# [Given problem]
Without the pictures, give the entries below again exactly as written.

# [Records contained in a dataset]
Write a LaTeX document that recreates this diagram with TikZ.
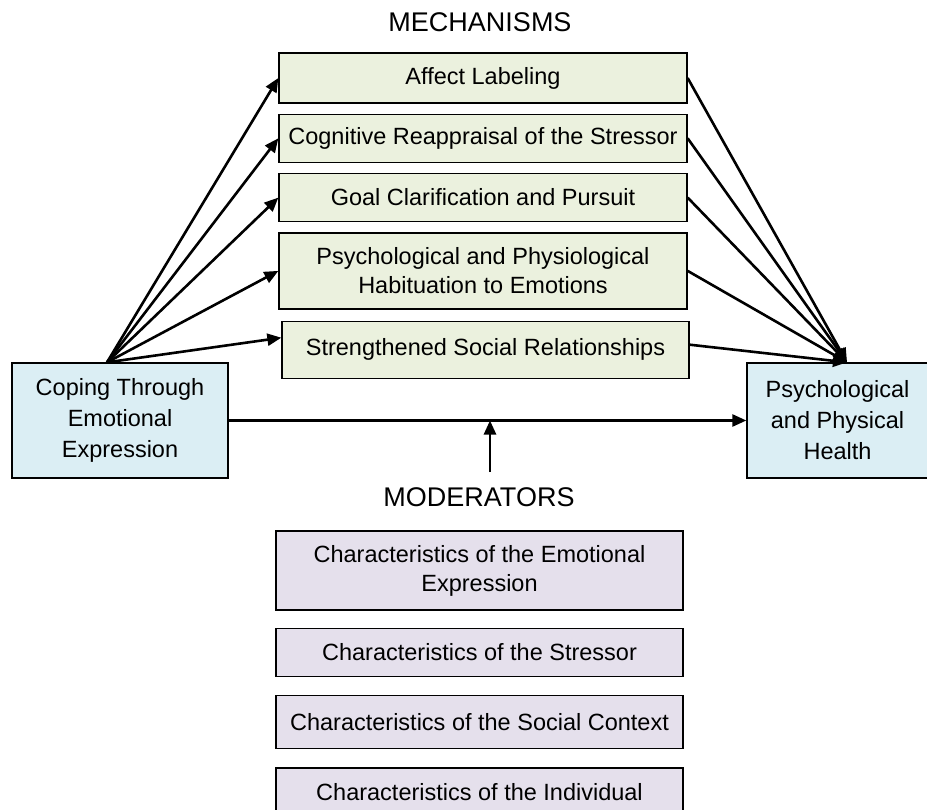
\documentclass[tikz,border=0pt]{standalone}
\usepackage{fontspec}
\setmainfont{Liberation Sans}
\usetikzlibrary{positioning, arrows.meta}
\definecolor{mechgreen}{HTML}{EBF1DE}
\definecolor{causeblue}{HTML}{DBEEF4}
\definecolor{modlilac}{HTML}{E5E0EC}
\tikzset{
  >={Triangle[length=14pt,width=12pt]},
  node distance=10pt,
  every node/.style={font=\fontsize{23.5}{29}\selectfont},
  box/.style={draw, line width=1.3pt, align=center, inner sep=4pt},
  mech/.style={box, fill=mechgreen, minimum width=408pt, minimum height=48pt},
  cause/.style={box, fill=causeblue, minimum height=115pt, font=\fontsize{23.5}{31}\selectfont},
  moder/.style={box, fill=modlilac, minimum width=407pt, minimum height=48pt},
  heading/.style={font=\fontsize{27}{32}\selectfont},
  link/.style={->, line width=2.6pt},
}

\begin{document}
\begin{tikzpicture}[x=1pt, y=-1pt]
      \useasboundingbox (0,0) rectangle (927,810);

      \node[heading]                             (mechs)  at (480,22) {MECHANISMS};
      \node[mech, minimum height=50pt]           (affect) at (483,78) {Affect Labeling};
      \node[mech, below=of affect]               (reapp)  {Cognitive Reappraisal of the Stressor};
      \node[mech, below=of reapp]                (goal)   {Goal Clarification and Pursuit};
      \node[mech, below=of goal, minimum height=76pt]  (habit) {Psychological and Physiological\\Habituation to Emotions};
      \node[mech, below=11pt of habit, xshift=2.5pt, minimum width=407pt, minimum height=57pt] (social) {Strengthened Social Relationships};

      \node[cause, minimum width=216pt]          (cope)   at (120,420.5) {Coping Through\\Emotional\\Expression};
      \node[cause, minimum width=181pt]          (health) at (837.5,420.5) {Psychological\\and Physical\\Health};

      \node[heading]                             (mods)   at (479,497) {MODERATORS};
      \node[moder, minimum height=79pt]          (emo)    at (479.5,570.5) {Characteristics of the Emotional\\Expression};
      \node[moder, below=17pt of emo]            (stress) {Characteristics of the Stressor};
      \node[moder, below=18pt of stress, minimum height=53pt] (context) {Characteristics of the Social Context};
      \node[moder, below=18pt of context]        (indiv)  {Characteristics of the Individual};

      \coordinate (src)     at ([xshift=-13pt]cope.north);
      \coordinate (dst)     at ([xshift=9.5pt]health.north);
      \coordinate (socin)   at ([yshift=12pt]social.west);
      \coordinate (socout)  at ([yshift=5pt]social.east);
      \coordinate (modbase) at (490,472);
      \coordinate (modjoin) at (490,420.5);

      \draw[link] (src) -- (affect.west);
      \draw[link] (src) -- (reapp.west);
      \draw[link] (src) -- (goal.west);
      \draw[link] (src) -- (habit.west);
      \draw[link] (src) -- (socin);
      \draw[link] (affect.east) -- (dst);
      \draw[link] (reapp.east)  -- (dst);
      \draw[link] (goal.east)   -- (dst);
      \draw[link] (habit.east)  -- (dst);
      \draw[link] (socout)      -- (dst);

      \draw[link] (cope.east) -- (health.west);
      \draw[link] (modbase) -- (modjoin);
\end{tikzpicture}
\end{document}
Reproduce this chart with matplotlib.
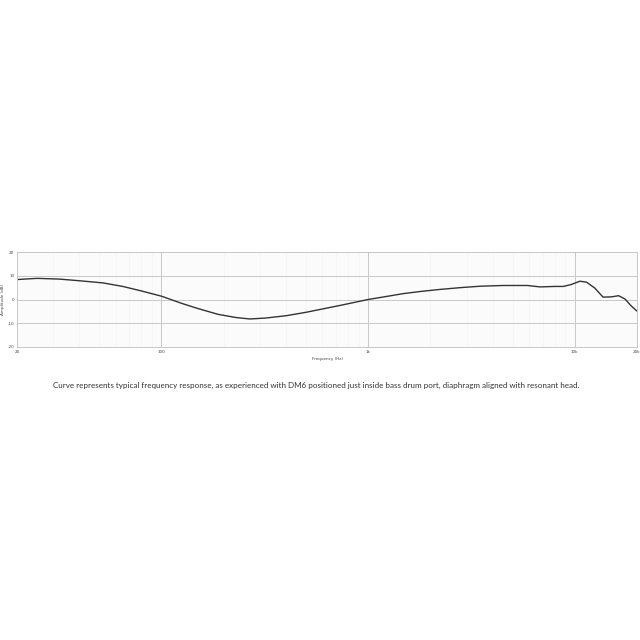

# [Solution for this task]
Write a LaTeX document that recreates this diagram with TikZ.
\documentclass[tikz,border=0pt]{standalone}
\usepackage{fontspec}
\setmainfont{Liberation Sans}
\usetikzlibrary{positioning, arrows.meta}
\definecolor{mechgreen}{HTML}{EBF1DE}
\definecolor{causeblue}{HTML}{DBEEF4}
\definecolor{modlilac}{HTML}{E5E0EC}
\tikzset{
  >={Triangle[length=14pt,width=12pt]},
  node distance=10pt,
  every node/.style={font=\fontsize{23.5}{29}\selectfont},
  box/.style={draw, line width=1.3pt, align=center, inner sep=4pt},
  mech/.style={box, fill=mechgreen, minimum width=408pt, minimum height=48pt},
  cause/.style={box, fill=causeblue, minimum height=115pt, font=\fontsize{23.5}{31}\selectfont},
  moder/.style={box, fill=modlilac, minimum width=407pt, minimum height=48pt},
  heading/.style={font=\fontsize{27}{32}\selectfont},
  link/.style={->, line width=2.6pt},
}

\begin{document}
\begin{tikzpicture}[x=1pt, y=-1pt]
      \useasboundingbox (0,0) rectangle (927,810);

      \node[heading]                             (mechs)  at (480,22) {MECHANISMS};
      \node[mech, minimum height=50pt]           (affect) at (483,78) {Affect Labeling};
      \node[mech, below=of affect]               (reapp)  {Cognitive Reappraisal of the Stressor};
      \node[mech, below=of reapp]                (goal)   {Goal Clarification and Pursuit};
      \node[mech, below=of goal, minimum height=76pt]  (habit) {Psychological and Physiological\\Habituation to Emotions};
      \node[mech, below=11pt of habit, xshift=2.5pt, minimum width=407pt, minimum height=57pt] (social) {Strengthened Social Relationships};

      \node[cause, minimum width=216pt]          (cope)   at (120,420.5) {Coping Through\\Emotional\\Expression};
      \node[cause, minimum width=181pt]          (health) at (837.5,420.5) {Psychological\\and Physical\\Health};

      \node[heading]                             (mods)   at (479,497) {MODERATORS};
      \node[moder, minimum height=79pt]          (emo)    at (479.5,570.5) {Characteristics of the Emotional\\Expression};
      \node[moder, below=17pt of emo]            (stress) {Characteristics of the Stressor};
      \node[moder, below=18pt of stress, minimum height=53pt] (context) {Characteristics of the Social Context};
      \node[moder, below=18pt of context]        (indiv)  {Characteristics of the Individual};

      \coordinate (src)     at ([xshift=-13pt]cope.north);
      \coordinate (dst)     at ([xshift=9.5pt]health.north);
      \coordinate (socin)   at ([yshift=12pt]social.west);
      \coordinate (socout)  at ([yshift=5pt]social.east);
      \coordinate (modbase) at (490,472);
      \coordinate (modjoin) at (490,420.5);

      \draw[link] (src) -- (affect.west);
      \draw[link] (src) -- (reapp.west);
      \draw[link] (src) -- (goal.west);
      \draw[link] (src) -- (habit.west);
      \draw[link] (src) -- (socin);
      \draw[link] (affect.east) -- (dst);
      \draw[link] (reapp.east)  -- (dst);
      \draw[link] (goal.east)   -- (dst);
      \draw[link] (habit.east)  -- (dst);
      \draw[link] (socout)      -- (dst);

      \draw[link] (cope.east) -- (health.west);
      \draw[link] (modbase) -- (modjoin);
\end{tikzpicture}
\end{document}
Reproduce this chart with matplotlib.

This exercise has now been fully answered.